Implications of these terms:
There is a rising pressure within the church to push for a more gender neutral position regarding man (humanity)-- especially in Bible translation (listen to our episode on bible translations, if you haven't).
So Gen. 5:1-2 gives the perception regarding the term “man” (adam) that cannot be quickly dismissed from our vocabulary.
“In the day when God created man, He made him in the likeness of God. He created them male and female, and He blessed them and named them Man in the day when they were created.”
This passage shows that it was not a patriarchal culture that was influencing word choices for Moses, as he wrote Genesis. Rather, these were the very words of God Himself.
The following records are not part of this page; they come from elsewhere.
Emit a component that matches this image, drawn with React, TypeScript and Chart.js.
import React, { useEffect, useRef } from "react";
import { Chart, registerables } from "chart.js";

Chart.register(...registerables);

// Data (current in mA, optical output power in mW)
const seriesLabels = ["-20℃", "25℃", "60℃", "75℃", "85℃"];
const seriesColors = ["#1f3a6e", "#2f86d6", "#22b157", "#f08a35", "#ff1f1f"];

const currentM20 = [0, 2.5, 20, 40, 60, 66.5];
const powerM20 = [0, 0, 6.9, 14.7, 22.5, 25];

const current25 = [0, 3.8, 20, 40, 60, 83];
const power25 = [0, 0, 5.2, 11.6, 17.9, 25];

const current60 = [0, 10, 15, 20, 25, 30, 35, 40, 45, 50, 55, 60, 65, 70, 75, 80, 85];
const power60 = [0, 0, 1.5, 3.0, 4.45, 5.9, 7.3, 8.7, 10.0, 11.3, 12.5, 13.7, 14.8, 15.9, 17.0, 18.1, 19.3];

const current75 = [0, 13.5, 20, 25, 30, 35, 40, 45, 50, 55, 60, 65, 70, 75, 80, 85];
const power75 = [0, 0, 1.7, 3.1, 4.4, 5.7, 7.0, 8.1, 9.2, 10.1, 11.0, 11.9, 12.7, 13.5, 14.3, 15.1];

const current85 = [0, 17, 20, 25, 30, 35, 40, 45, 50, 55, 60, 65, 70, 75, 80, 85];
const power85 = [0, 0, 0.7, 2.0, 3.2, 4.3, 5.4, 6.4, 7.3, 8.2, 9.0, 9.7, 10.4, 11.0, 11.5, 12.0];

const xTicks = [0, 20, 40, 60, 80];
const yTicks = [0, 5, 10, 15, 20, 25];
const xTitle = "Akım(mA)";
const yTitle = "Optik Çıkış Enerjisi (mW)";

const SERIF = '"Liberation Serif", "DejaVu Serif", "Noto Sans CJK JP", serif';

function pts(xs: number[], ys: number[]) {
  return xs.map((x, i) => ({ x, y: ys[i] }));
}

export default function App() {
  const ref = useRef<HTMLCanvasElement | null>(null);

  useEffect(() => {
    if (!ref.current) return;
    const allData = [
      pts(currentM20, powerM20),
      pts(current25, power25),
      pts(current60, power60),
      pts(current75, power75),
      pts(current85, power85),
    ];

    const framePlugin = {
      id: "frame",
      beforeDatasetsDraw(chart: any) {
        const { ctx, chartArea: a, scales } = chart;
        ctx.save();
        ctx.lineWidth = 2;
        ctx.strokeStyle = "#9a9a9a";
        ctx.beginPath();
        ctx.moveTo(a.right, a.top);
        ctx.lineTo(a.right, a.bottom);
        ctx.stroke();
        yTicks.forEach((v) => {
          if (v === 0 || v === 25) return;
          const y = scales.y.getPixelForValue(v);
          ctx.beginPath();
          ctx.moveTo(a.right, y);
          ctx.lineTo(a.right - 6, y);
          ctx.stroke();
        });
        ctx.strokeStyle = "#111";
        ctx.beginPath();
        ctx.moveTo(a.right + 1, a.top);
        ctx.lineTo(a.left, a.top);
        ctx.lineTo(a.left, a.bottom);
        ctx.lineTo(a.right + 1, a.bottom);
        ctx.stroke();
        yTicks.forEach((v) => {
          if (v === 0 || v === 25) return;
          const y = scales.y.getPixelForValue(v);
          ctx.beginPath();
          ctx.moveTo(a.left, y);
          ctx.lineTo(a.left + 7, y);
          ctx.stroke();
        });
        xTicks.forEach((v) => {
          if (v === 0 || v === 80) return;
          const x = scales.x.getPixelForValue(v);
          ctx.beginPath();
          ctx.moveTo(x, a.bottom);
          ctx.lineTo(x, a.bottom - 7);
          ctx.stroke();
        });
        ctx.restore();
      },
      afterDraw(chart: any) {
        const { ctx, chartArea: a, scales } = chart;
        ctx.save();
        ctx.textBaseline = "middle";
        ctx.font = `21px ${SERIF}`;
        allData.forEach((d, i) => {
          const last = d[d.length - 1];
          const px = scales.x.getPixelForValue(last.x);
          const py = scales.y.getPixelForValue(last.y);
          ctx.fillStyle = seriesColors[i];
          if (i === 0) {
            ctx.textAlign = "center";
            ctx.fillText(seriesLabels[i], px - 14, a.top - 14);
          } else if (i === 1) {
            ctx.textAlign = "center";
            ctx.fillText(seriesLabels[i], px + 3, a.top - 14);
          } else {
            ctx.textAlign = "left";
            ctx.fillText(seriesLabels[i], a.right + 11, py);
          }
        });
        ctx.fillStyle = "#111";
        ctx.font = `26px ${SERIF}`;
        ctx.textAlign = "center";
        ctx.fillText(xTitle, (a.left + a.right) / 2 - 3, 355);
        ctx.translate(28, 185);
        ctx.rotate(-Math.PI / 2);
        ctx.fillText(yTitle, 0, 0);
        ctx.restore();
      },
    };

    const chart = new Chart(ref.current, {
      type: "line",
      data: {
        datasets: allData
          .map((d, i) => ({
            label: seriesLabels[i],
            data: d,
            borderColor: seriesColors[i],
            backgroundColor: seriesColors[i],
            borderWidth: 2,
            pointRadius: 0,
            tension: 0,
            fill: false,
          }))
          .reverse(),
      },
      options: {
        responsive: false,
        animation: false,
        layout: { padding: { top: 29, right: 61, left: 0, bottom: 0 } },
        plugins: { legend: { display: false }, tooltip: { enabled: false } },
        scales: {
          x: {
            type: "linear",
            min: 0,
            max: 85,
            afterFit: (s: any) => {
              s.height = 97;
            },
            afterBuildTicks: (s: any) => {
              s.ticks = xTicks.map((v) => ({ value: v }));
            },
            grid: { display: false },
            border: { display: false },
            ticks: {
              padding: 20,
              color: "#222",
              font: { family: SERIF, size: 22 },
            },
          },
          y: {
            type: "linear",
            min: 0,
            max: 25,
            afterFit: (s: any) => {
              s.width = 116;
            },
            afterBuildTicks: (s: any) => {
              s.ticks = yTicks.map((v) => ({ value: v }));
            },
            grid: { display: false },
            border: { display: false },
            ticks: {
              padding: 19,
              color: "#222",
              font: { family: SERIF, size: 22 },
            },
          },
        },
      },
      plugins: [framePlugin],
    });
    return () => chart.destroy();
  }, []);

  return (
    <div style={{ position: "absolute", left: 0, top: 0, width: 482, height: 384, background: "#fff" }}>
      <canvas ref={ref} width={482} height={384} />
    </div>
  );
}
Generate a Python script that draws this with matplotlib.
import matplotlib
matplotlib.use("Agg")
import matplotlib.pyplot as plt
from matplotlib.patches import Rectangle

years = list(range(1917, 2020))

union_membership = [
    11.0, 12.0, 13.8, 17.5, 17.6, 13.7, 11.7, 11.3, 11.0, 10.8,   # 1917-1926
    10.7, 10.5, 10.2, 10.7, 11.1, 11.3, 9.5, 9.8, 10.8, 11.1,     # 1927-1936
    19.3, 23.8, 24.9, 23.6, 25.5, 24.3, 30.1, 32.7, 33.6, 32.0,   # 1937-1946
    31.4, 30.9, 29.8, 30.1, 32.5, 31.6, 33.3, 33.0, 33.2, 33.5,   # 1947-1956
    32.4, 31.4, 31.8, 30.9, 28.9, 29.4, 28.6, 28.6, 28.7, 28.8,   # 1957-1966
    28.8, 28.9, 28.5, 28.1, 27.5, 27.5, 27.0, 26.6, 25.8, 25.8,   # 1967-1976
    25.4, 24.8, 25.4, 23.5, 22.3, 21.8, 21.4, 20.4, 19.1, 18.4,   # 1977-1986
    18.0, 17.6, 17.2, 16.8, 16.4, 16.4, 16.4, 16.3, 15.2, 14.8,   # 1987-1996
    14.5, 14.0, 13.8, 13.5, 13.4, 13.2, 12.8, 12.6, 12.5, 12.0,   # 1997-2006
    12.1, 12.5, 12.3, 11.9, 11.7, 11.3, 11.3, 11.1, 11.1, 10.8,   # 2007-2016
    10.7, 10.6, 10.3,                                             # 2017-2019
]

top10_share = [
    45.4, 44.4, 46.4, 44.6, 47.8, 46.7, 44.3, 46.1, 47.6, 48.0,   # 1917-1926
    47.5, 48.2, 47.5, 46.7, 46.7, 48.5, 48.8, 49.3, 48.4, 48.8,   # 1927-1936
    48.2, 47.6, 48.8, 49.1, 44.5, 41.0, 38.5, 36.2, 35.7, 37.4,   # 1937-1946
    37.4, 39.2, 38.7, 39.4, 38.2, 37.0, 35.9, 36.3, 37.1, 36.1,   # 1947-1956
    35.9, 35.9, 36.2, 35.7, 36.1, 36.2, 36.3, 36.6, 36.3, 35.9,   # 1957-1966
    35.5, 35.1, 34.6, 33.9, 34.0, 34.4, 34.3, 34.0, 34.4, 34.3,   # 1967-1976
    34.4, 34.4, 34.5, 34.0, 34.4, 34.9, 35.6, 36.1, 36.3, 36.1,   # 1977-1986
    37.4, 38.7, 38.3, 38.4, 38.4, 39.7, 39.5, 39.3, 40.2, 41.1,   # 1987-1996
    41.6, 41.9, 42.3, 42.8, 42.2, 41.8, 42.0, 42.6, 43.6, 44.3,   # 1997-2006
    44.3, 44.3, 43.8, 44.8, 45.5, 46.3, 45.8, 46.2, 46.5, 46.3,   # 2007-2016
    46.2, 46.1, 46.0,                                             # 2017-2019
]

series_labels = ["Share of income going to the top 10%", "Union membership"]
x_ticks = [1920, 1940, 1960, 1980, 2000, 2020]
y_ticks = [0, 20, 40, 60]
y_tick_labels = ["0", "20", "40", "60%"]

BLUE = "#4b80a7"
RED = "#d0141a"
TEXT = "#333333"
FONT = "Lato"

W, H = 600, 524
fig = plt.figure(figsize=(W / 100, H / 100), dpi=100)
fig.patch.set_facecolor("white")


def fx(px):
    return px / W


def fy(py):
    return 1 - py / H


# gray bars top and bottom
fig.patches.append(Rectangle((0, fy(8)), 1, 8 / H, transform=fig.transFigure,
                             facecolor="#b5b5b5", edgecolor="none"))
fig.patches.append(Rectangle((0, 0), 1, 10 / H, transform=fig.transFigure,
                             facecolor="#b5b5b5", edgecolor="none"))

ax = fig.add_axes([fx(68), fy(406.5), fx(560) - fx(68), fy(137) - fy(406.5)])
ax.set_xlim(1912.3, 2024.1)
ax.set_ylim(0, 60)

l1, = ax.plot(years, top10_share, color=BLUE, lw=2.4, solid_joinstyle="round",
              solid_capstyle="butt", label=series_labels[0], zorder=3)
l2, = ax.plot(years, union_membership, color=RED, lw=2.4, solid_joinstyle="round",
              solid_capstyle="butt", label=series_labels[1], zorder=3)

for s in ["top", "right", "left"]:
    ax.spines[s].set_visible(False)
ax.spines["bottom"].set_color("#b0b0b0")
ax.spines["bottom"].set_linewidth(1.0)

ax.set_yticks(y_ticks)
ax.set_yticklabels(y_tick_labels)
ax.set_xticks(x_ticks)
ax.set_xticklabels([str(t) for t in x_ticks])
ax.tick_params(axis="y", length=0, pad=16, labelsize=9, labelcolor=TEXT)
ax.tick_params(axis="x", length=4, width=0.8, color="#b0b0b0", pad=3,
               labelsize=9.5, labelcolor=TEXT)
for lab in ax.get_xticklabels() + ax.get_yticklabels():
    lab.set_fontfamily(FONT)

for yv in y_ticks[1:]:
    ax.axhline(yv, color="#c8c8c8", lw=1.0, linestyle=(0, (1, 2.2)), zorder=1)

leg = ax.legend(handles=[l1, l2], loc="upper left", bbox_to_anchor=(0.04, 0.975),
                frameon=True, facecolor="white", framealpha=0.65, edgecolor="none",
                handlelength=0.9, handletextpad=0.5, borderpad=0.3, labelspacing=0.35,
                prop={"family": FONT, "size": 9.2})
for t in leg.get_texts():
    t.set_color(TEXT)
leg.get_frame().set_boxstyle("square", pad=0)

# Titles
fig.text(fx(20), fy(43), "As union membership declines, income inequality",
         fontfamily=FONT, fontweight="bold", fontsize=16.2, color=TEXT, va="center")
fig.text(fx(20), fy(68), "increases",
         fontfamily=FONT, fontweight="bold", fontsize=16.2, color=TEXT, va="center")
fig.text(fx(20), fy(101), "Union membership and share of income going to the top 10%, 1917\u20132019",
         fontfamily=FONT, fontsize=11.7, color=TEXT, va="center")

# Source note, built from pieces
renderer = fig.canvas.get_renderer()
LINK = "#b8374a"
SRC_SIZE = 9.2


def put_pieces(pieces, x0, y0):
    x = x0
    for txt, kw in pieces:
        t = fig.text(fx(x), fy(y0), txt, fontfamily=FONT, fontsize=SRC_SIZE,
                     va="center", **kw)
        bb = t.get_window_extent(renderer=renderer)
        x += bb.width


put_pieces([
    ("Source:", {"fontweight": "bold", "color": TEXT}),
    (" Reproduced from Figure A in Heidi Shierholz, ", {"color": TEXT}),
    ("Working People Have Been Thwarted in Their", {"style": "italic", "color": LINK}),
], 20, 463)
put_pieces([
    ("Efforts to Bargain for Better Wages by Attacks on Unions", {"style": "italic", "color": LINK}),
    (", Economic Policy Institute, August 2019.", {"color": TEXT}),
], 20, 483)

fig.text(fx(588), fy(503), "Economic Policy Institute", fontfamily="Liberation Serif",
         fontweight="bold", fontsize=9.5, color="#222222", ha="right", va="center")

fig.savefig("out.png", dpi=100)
He chose these words, and He has a purpose behind His choice of words.
He named male and female man, and there’s theological implication to that… (and we’ll flesh that out in this series).
So we ought to be cautious before substituting a more general term in the place of the one that God has established. Especially when the word change is being driven by cultural pressures, rather than biblical (and theological) ones.
To give a sense of this; there’s a strong implication built into God’s word choice, here, and it’s to indicate male headship within the created order.
It’s one that’s consistent with more overt statements in the bible (1 Cor. 11:3; Eph. 5:23).
It’s also consistent with functional restrictions and descriptions between men and women.
It’s not good for man to be alone, so a suitable helper is made for the man (Gen. 2).
The issue of head coverings in 1 Cor. 11:2-6, and the role of women being placed under the headship of a man.
The role of men being the teachers and exercising authority within the church (1 Tim. 2:9-15).
The requirement of men to lead their wives, and wives to submit to their husbands (1 Pet. 3:1-6).
So this was simply an intro, and we’re trying to lay down some of the necessary groundwork.
It’s a bit dry, but important to begin with this, because the implications are massive. And that will hopefully come out as we develop the doctrine over the next few episodes.